------ Provided material ------

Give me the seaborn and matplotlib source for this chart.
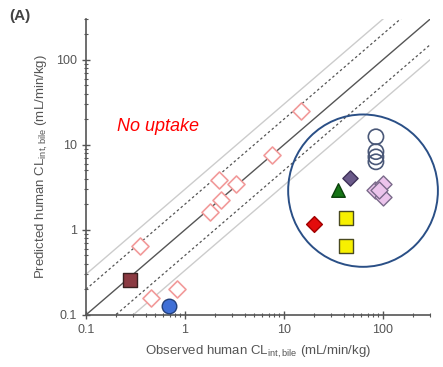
"""
Observed vs predicted human biliary CLint (panel A, no uptake)
"""

import matplotlib.pyplot as plt
import numpy as np
import pandas as pd
import seaborn as sns
from matplotlib.patches import Ellipse
from matplotlib.ticker import LogLocator, NullFormatter

# ============================================================================
# DATA
# ============================================================================

# open pink diamonds (no uptake compounds)
obs_open = [15, 7.5, 2.2, 3.3, 2.3, 1.8, 0.35, 0.45, 0.83]
pred_open = [25, 7.5, 3.9, 3.5, 2.25, 1.6, 0.65, 0.16, 0.2]

# filled markers near the identity line
obs_sq_dark = [0.28]
pred_sq_dark = [0.26]
obs_blue = [0.69]
pred_blue = [0.127]

# circled outliers
obs_red_dia = [20]
pred_red_dia = [1.17]
obs_yellow = [42, 42]
pred_yellow = [1.38, 0.65]
obs_green = [35]
pred_green = [2.95]
obs_purple = [46]
pred_purple = [4.1]
obs_open_circ = [85, 85, 85, 85]
pred_open_circ = [12.4, 8.3, 7.2, 6.3]
obs_lilac = [83, 100, 100, 92]
pred_lilac = [2.95, 3.5, 2.45, 2.95]

fold_dotted = 2
fold_gray = 3
axis_lim = [0.1, 300]

# ============================================================================
# PLOT
# ============================================================================

sns.set_style("ticks")
plt.rcParams["font.family"] = ["Liberation Sans", "DejaVu Sans"]

fig = plt.figure(figsize=(4.43, 3.67), dpi=100)
ax = fig.add_axes([0.194, 0.142, 0.777, 0.806])
ax.set_xscale("log")
ax.set_yscale("log")

# reference lines
ref = np.array(axis_lim)
ax.plot(ref, ref * fold_gray, color="#cccccc", lw=1.0, zorder=1)
ax.plot(ref, ref / fold_gray, color="#cccccc", lw=1.0, zorder=1)
ax.plot(ref, ref * fold_dotted, color="#555555", lw=0.9, ls=(0, (2, 2)), zorder=1)
ax.plot(ref, ref / fold_dotted, color="#555555", lw=0.9, ls=(0, (2, 2)), zorder=1)
ax.plot(ref, ref, color="#555555", lw=1.0, zorder=1)

def add(x, y, marker, face, edge, size, lw=1.0):
    df = pd.DataFrame({"obs": x, "pred": y})
    sns.scatterplot(data=df, x="obs", y="pred", ax=ax, marker=marker, s=size,
                    color=face, edgecolor=edge, linewidth=lw, zorder=3)

add(obs_open, pred_open, "D", "white", "#f29a9a", 75, 1.2)
add(obs_sq_dark, pred_sq_dark, "s", "#8b3a42", "#3a2020", 110)
add(obs_blue, pred_blue, "o", "#3f6fd6", "#23407a", 110)
add(obs_red_dia, pred_red_dia, "D", "#e30c0c", "#a00000", 65)
add(obs_yellow, pred_yellow, "s", "#f7f000", "#4a4a20", 110)
add(obs_green, pred_green, "^", "#167516", "#0a400a", 95)
add(obs_purple, pred_purple, "D", "#6b5a8a", "#3e3058", 60)
add(obs_open_circ, pred_open_circ, "o", "none", "#4a5878", 120, 1.2)
add(obs_lilac, pred_lilac, "D", "#ecc4ec", "#7a6a8a", 75)

# outlier circle (drawn in axes fraction so it stays round)
ax.add_patch(Ellipse((0.805, 0.42), 0.435, 0.515, transform=ax.transAxes,
                     fill=False, edgecolor="#2a4f86", lw=1.4, zorder=4,
                     clip_on=False))

ax.text(0.09, 0.62, "No uptake", transform=ax.transAxes, color="red",
        style="italic", fontsize=13)
fig.text(0.022, 0.945, "(A)", fontsize=11, fontweight="bold", color="#444444")

ax.set_xlim(axis_lim)
ax.set_ylim(axis_lim)
ax.xaxis.set_major_locator(LogLocator(base=10, numticks=10))
ax.yaxis.set_major_locator(LogLocator(base=10, numticks=10))
ax.xaxis.set_minor_locator(LogLocator(base=10, subs=np.arange(2, 10), numticks=20))
ax.yaxis.set_minor_locator(LogLocator(base=10, subs=np.arange(2, 10), numticks=20))
ax.xaxis.set_minor_formatter(NullFormatter())
ax.yaxis.set_minor_formatter(NullFormatter())
ax.set_xticks([0.1, 1, 10, 100])
ax.set_xticklabels(["0.1", "1", "10", "100"])
ax.set_yticks([0.1, 1, 10, 100])
ax.set_yticklabels(["0.1", "1", "10", "100"])
ax.tick_params(which="major", direction="inout", length=6, width=1,
               labelsize=9, labelcolor="#555555", color="#555555")
ax.tick_params(which="minor", direction="inout", length=3, width=0.8,
               color="#555555")

for side in ["top", "right"]:
    ax.spines[side].set_visible(False)
for side in ["left", "bottom"]:
    ax.spines[side].set_color("#555555")
    ax.spines[side].set_linewidth(1.2)

ax.set_xlabel(r"Observed human CL$_{\mathregular{int,bile}}$ (mL/min/kg)",
              fontsize=9.5, color="#555555", labelpad=6)
ax.set_ylabel(r"Predicted human CL$_{\mathregular{int,bile}}$ (mL/min/kg)",
              fontsize=9.5, color="#555555", labelpad=4)

fig.savefig("out.png", dpi=100)
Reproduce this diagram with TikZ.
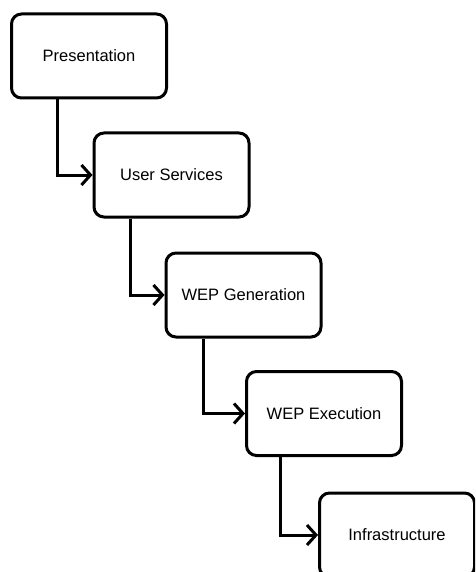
\documentclass[tikz,border=0pt]{standalone}
\usepackage{fontspec}
\setmainfont{Liberation Sans}
\usetikzlibrary{arrows.meta}
\tikzset{
  layer/.style={draw, line width=3pt, rounded corners=10pt,
    minimum width=155pt, minimum height=84pt, inner sep=0pt,
    font=\fontsize{16.5}{20}\selectfont},
  flow/.style={line width=3pt, -{Straight Barb[length=9pt,width=20pt,line width=3pt]}}
}

\begin{document}
\begin{tikzpicture}[x=1pt, y=-1pt]
%%% layered stack %%%
      \clip (0,0) rectangle (475,572);

      \node[layer] (pres)  at (89,56)    { Presentation };
      %%
      \node[layer] (user)  at (171.5,175) { User Services };
      %%
      \node[layer] (gen)   at (243.5,295) { WEP Generation };
      %%
      \node[layer] (exec)  at (324,413.5) { WEP Execution };
      %%
      \node[layer] (infra) at (397,535)  { Infrastructure };

      %% connectors
      \draw[flow] ([xshift=47pt]pres.south west) |- (user.west);
      \draw[flow] ([xshift=38pt]user.south west) |- (gen.west);
      \draw[flow] ([xshift=39pt]gen.south west)  |- (exec.west);
      \draw[flow] ([xshift=35pt]exec.south west) |- (infra.west);

\end{tikzpicture}
\end{document}
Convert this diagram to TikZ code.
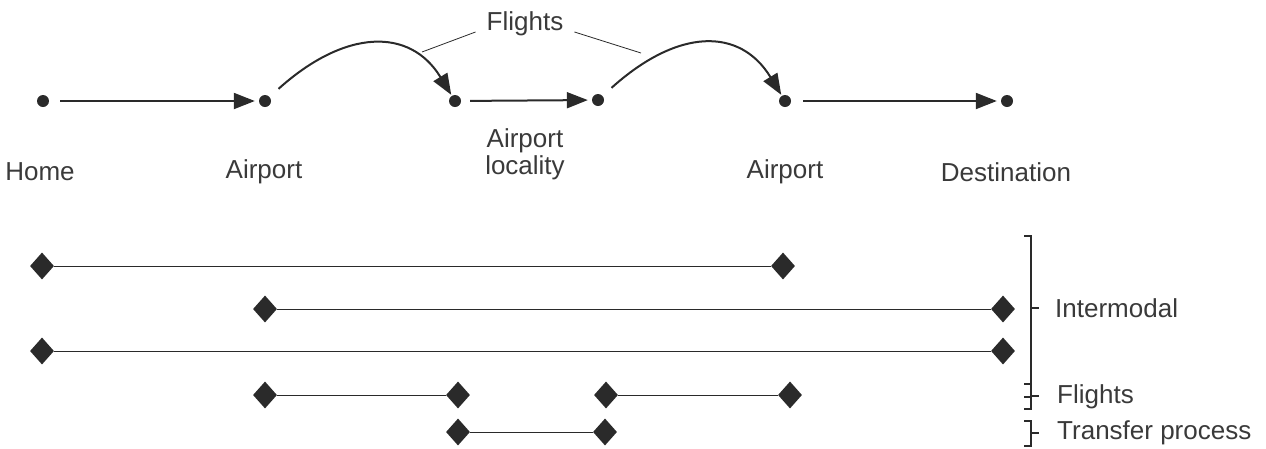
\documentclass[tikz,border=0pt]{standalone}
\usepackage{fontspec}
\setmainfont{Liberation Sans}
\usetikzlibrary{arrows.meta,shapes.geometric,calc}
\definecolor{ink}{HTML}{2A2A2A}
\definecolor{txt}{HTML}{3A3A3A}
\begin{document}
\begin{tikzpicture}[x=1pt,y=-1pt,
  every node/.style={text=txt},
  lbl/.style={font=\fontsize{26}{29}\selectfont, inner sep=0pt},
  dot/.style={circle, fill=ink, draw=none, minimum size=12pt, inner sep=0pt},
  travel/.style={draw=ink, line width=2pt, -{Triangle[length=21pt,width=16pt]}},
  hop/.style={travel, shorten <=12pt, shorten >=1pt},
  dia/.style={diamond, fill=ink, draw=none, minimum width=24pt, minimum height=27pt, inner sep=0pt},
  span/.style={draw=ink, line width=1pt},
  brk/.style={draw=ink, line width=1.2pt},
  thin/.style={draw=ink, line width=0.8pt}]
\useasboundingbox (0,0) rectangle (1266,448);

% top row dots
\node[dot] (h)  at (43,101) {};
\node[dot] (a1) at (265,101) {};
\node[dot] (al) at (455,101) {};
\node[dot] (a2) at (598,100) {};
\node[dot] (a3) at (785,101) {};
\node[dot] (d)  at (1007,101) {};

\draw[travel, shorten <=11pt, shorten >=4pt] (h) -- (a1);
\draw[travel, shorten <=9pt, shorten >=4pt] (al) -- (a2);
\draw[travel, shorten <=12pt, shorten >=4pt] (a3) -- (d);
\draw[hop] (a1) .. controls +(80,-72) and +(-45,-74) .. (al);
\draw[hop] (a2) .. controls +(80,-72) and +(-45,-74) .. (a3);

% labels
\node[lbl] (fl) at (525,24) {Flights};
\coordinate (fl1) at (422,52);
\coordinate (fl2) at (641,53);
\draw[thin] ($(fl.west)+(-11,8)$) -- (fl1);
\draw[thin] ($(fl.east)+(11,8)$) -- (fl2);

\node[lbl] (th) at (40,172) {Home};
\node[lbl] (ta1) at (264,172) {Airport};
\node[lbl, align=center] (tal) at (525,154) {Airport\\[-2pt]locality};
\node[lbl] (ta3) at (785,172) {Airport};
\node[lbl] (td) at (1006,172) {Destination};

% diamond rows
\node[dia] (r1a) at (42,266) {};
\node[dia] (r1b) at (783,266) {};
\node[dia] (r2a) at (265,309) {};
\node[dia] (r2b) at (1003,309) {};
\node[dia] (r3a) at (42,351) {};
\node[dia] (r3b) at (1003,351) {};
\node[dia] (r4a) at (265,395) {};
\node[dia] (r4b) at (458,395) {};
\node[dia] (r4c) at (606,395) {};
\node[dia] (r4d) at (790,395) {};
\node[dia] (r5a) at (458,432) {};
\node[dia] (r5b) at (605,432) {};

\draw[span] (r1a) -- (r1b);
\draw[span] (r2a) -- (r2b);
\draw[span] (r3a) -- (r3b);
\draw[span] (r4a) -- (r4b);
\draw[span] (r4c) -- (r4d);
\draw[span] (r5a) -- (r5b);

% brackets
\draw[brk] (1024,236) -- (1031,236) -- (1031,397) -- (1024,397);
\draw[brk] (1031,308) -- (1039,308);
\draw[brk] (1024,384) -- (1031,384) -- (1031,409) -- (1024,409);
\draw[brk] (1031,396) -- (1039,396);
\draw[brk] (1024,421) -- (1031,421) -- (1031,446) -- (1024,446);
\draw[brk] (1031,433) -- (1039,433);

\node[lbl, anchor=west] (ti) at (1055,308) {Intermodal};
\node[lbl, anchor=west] (tf) at (1057,397) {Flights};
\node[lbl, anchor=west] (tt) at (1057,433) {Transfer process};
\end{tikzpicture}
\end{document}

------

What you are asked to do:
Check every line of the records above for the string "diagram" and say how many contain it, giving the number alone.

Solution to this task:
2